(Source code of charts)
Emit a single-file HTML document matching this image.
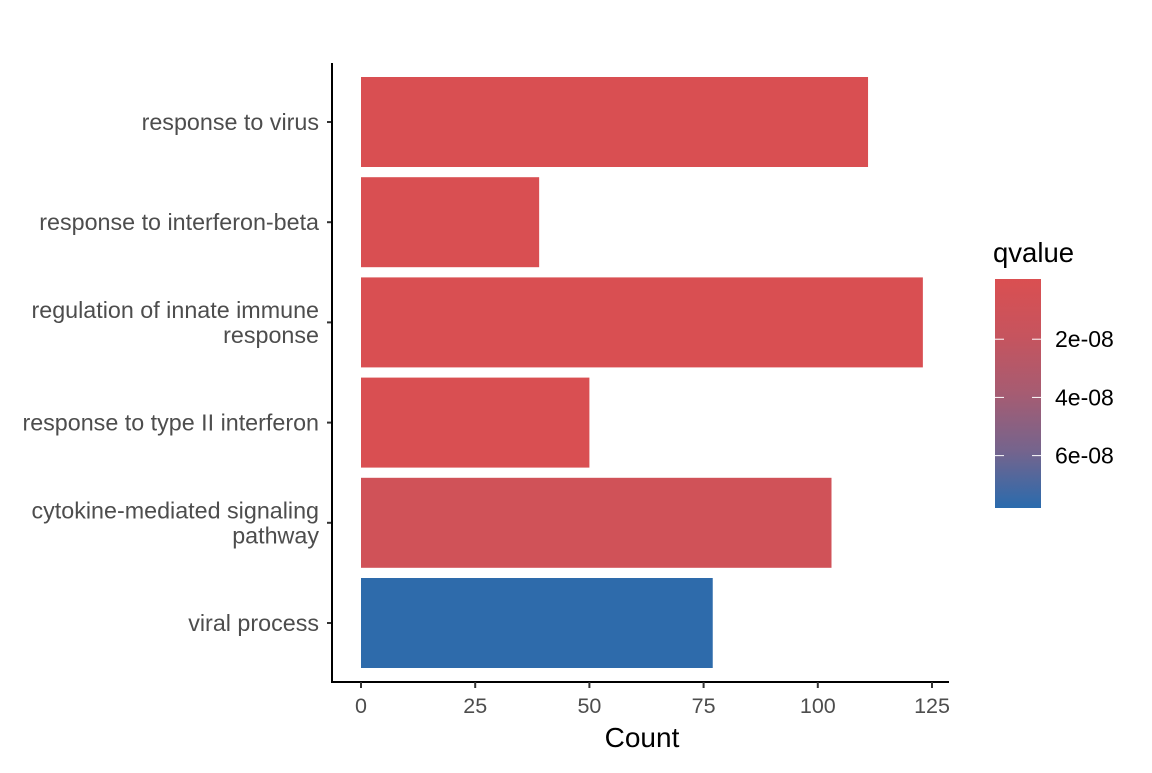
<!DOCTYPE html>
<html><head><meta charset="utf-8"><style>
body{margin:0;background:#fff;}
text{font-family:"Liberation Sans",Arial,sans-serif;}
</style></head><body>
<svg id="chart" width="1152" height="768" xmlns="http://www.w3.org/2000/svg">
<defs>
<linearGradient id="grad" x1="0" y1="0" x2="0" y2="1">
<stop offset="0" stop-color="#DA4F51"/>
<stop offset="0.25" stop-color="#C6545E"/>
<stop offset="0.5" stop-color="#A65C72"/>
<stop offset="0.75" stop-color="#75648D"/>
<stop offset="1" stop-color="#2A6BAD"/>
</linearGradient>
</defs>
<g id="bars"></g>
<g id="axes"></g>
<text x="642" y="747" font-size="28" text-anchor="middle" fill="#000">Count</text>
<g>
<text x="993" y="262" font-size="27.5" fill="#000">qvalue</text>
<rect x="995" y="279" width="46" height="229" fill="url(#grad)"/>
<g id="legendTicks"></g>
</g>
</svg>
<script>
const categories=["response to virus","response to interferon-beta","regulation of innate immune\nresponse","response to type II interferon","cytokine-mediated signaling\npathway","viral process"];
const counts=[111,39,123,50,103,77];
const qvalues=[1e-9,1e-9,1e-9,1e-9,1e-8,7.7e-8];
const xTicks=[0,25,50,75,100,125];
const legendTicks=[2e-8,4e-8,6e-8];
const legendLabels=["2e-08","4e-08","6e-08"];
const NS="http://www.w3.org/2000/svg";
const x=v=>361+v*(932-361)/125;
const yc=i=>122+i*100.2;
const qMin=0,qMax=7.8e-8;
const ly=q=>281+(q-qMin)/(qMax-qMin)*(508-281);
function lerp(a,b,t){return Math.round(a+(b-a)*t);}
const stops=[[218,79,81],[198,84,94],[166,92,114],[117,100,141],[42,107,173]];
function color(q){let t=Math.max(0,Math.min(1,(q-qMin)/(qMax-qMin)))*4;let i=Math.min(3,Math.floor(t));let f=t-i;const a=stops[i],b=stops[i+1];return `rgb(${lerp(a[0],b[0],f)},${lerp(a[1],b[1],f)},${lerp(a[2],b[2],f)})`;}
function mk(tag,attrs,parent){const e=document.createElementNS(NS,tag);for(const k in attrs)e.setAttribute(k,attrs[k]);parent.appendChild(e);return e;}
const bars=document.getElementById('bars'),axes=document.getElementById('axes');
categories.forEach((c,i)=>{
 const r=mk('rect',{x:x(0),y:yc(i)-45,width:x(counts[i])-x(0),height:90,fill:color(qvalues[i])},bars);
 
 
 const lines=c.split('\n');
 const t=mk('text',{x:319,'font-size':23.3,fill:'#4d4d4d','text-anchor':'end'},axes);
 
 
 lines.forEach((l,j)=>{const ts=mk('tspan',{x:319,y:yc(i)+8+(j-(lines.length-1)/2)*25},t);ts.textContent=l;});
 mk('line',{x1:327,x2:332,y1:yc(i),y2:yc(i),stroke:'#333','stroke-width':2},axes);
});
const ya=mk('line',{x1:332,x2:332,y1:63,y2:683,stroke:'#000','stroke-width':2},axes);


const xa=mk('line',{x1:331,x2:949,y1:682,y2:682,stroke:'#000','stroke-width':2},axes);


xTicks.forEach(v=>{
 mk('line',{x1:x(v),x2:x(v),y1:682,y2:688,stroke:'#333','stroke-width':2},axes);
 const t=mk('text',{x:x(v),y:713,'font-size':21.5,fill:'#4d4d4d','text-anchor':'middle'},axes);
 
 
 t.textContent=v;
});
const lt=document.getElementById('legendTicks');
legendTicks.forEach((q,i)=>{
 mk('line',{x1:995,x2:1004,y1:ly(q),y2:ly(q),stroke:'#fff','stroke-width':1},lt);
 mk('line',{x1:1032,x2:1041,y1:ly(q),y2:ly(q),stroke:'#fff','stroke-width':1},lt);
 const t=mk('text',{x:1055,y:ly(q)+8,'font-size':23,fill:'#000'},lt);
 
 
 t.textContent=legendLabels[i];
});
</script>
</body></html>
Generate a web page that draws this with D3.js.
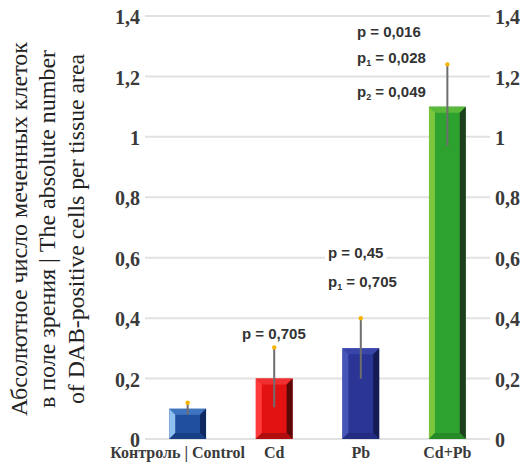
<!DOCTYPE html>
<html><head><meta charset="utf-8">
<script src="https://cdn.jsdelivr.net/npm/d3@7"></script>
<style>html,body{margin:0;padding:0;background:#fff;}svg{display:block;}</style>
</head><body>
<svg id="chart" width="525" height="472"></svg>
<script>
const categories = ["Контроль | Control", "Cd", "Pb", "Cd+Pb"];
const means = [0.1, 0.2, 0.3, 1.1];
const errLow = [0.08, 0.105, 0.2, 0.97];
const errHigh = [0.12, 0.303, 0.40, 1.24];
const yTicks = [0, 0.2, 0.4, 0.6, 0.8, 1, 1.2, 1.4];
const yTickLabels = ["0", "0,2", "0,4", "0,6", "0,8", "1", "1,2", "1,4"];
const annotations = [
  {cat: "Cd", lines: [["p", "", "0,705"]]},
  {cat: "Pb", lines: [["p", "", "0,45"], ["p", "1", "0,705"]]},
  {cat: "Cd+Pb", lines: [["p", "", "0,016"], ["p", "1", "0,028"], ["p", "2", "0,049"]]}
];
const titleLines = ["Абсолютное число меченных клеток", "в поле зрения | The absolute number", "of DAB-positive cells per tissue area"];
const barColors = [
  {face:"#1f4f9e", light:"#8fc0ee", top:"#3f74c0", dark:"#0f2a60", bottom:"#173f85"},
  {face:"#e21212", light:"#ff3a3a", top:"#f03030", dark:"#5a0808", bottom:"#b00e0e"},
  {face:"#2a3595", light:"#4555b8", top:"#3846aa", dark:"#151c55", bottom:"#222c80"},
  {face:"#2ea22e", light:"#7cc63e", top:"#5ab83a", dark:"#1d3f1d", bottom:"#268a26"}
];

const svg = d3.select("#chart");
const y = d3.scaleLinear().domain([0, 1.4]).range([439, 16]);
const x = d3.scaleBand().domain(categories).range([145, 490]).paddingInner(0.575).paddingOuter(0.28);

// gridlines
svg.append("g").selectAll("line").data(yTicks).join("line")
  .attr("x1", 145).attr("x2", 490)
  .attr("y1", d => y(d)).attr("y2", d => y(d))
  .attr("stroke", "#e2e2e2").attr("stroke-width", 2);

// left/right axis labels
function styleAxis(g) {
  g.select(".domain").remove();
  g.selectAll("text").attr("font-family", "'Liberation Serif', serif").attr("font-size", 20)
    .attr("font-weight", "bold").attr("fill", "#3a3a3a").attr("dy", "0.38em");
}
const fmt = (d, i) => yTickLabels[i];
svg.append("g").attr("transform", "translate(140,0)")
  .call(d3.axisLeft(y).tickValues(yTicks).tickSize(0).tickPadding(0).tickFormat(fmt)).call(styleAxis);
svg.append("g").attr("transform", "translate(495,0)")
  .call(d3.axisRight(y).tickValues(yTicks).tickSize(0).tickPadding(0).tickFormat(fmt)).call(styleAxis);

// bars with bevels
const bars = svg.append("g");
categories.forEach((c, i) => {
  const x0 = x(c), x1 = x(c) + x.bandwidth();
  const yT = y(means[i]), yB = y(0);
  const b = Math.min(6, (yB - yT) / 3);
  const col = barColors[i];
  const g = bars.append("g");
  g.append("rect").attr("x", x0).attr("y", yT).attr("width", x1 - x0).attr("height", yB - yT).attr("fill", col.face);
  g.append("polygon").attr("points", [[x0,yT],[x1,yT],[x1-b,yT+b],[x0+b,yT+b]].join(" ")).attr("fill", col.top);
  g.append("polygon").attr("points", [[x0,yT],[x0+b,yT+b],[x0+b,yB-b],[x0,yB]].join(" ")).attr("fill", col.light);
  g.append("polygon").attr("points", [[x1,yT],[x1-b,yT+b],[x1-b,yB-b],[x1,yB]].join(" ")).attr("fill", col.dark);
  g.append("polygon").attr("points", [[x0,yB],[x0+b,yB-b],[x1-b,yB-b],[x1,yB]].join(" ")).attr("fill", col.bottom);
});

// error bars
const eb = svg.append("g");
categories.forEach((c, i) => {
  const cx = x(c) + x.bandwidth() / 2;
  eb.append("line").attr("x1", cx).attr("x2", cx).attr("y1", y(errLow[i])).attr("y2", y(errHigh[i]))
    .attr("stroke", "#6e6e6e").attr("stroke-width", 2);
  eb.append("circle").attr("cx", cx).attr("cy", y(errHigh[i])).attr("r", 2.2).attr("fill", "#f5b400");
});

// x labels
const gx = svg.append("g").attr("transform", "translate(0,439)")
  .call(d3.axisBottom(x).tickSize(0).tickPadding(0));
gx.select(".domain").remove();
gx.selectAll("text").attr("font-family", "'Liberation Serif', serif").attr("font-size", 16)
  .attr("font-weight", "bold").attr("fill", "#3a3a3a").attr("dy", "1.2em")
  .attr("dx", (d, i) => i === 0 ? -10 : 0);

// annotations
const annX = {"Cd": 242, "Pb": 328, "Cd+Pb": 357};
const annBase = {"Cd": [339], "Pb": [258, 287], "Cd+Pb": [37, 63, 97]};
const ag = svg.append("g");
annotations.forEach(a => {
  a.lines.forEach((ln, j) => {
    const by = annBase[a.cat][j];
    const t = ag.append("text").attr("x", annX[a.cat]).attr("y", by)
      .attr("font-family", "'Liberation Sans', Arial, sans-serif").attr("font-size", 15)
      .attr("font-weight", "bold").attr("fill", "#333");
    t.append("tspan").text(ln[0]);
    if (ln[1]) t.append("tspan").attr("font-size", 9).attr("dy", 3).text(ln[1]);
    t.append("tspan").attr("dy", ln[1] ? -3 : 0).text(" = " + ln[2]);
    if (a.cat === "Pb") {
      const bb = t.node().getBBox();
      ag.insert("rect", "text").attr("x", bb.x - 3).attr("y", bb.y).attr("width", bb.width + 6).attr("height", bb.height).attr("fill", "#fff");
    }
  });
});

// y title
const titleX = [27, 55, 84];
const titleLen = [374, 358, 350];
svg.append("g").selectAll("text").data(titleLines).join("text")
  .attr("transform", (d, i) => `translate(${titleX[i]},229) rotate(-90)`)
  .attr("text-anchor", "middle")
  .attr("font-family", "'Liberation Serif', serif").attr("font-size", 23)
  .attr("textLength", (d, i) => titleLen[i]).attr("lengthAdjust", "spacingAndGlyphs")
  .attr("fill", "#222").text(d => d);
</script>
</body></html>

» **Given instruction**
Locate the lines above that hold the word "with". Show every one of them.

» **Completed task**
Generate a web page that draws this with D3.js.
// bars with bevels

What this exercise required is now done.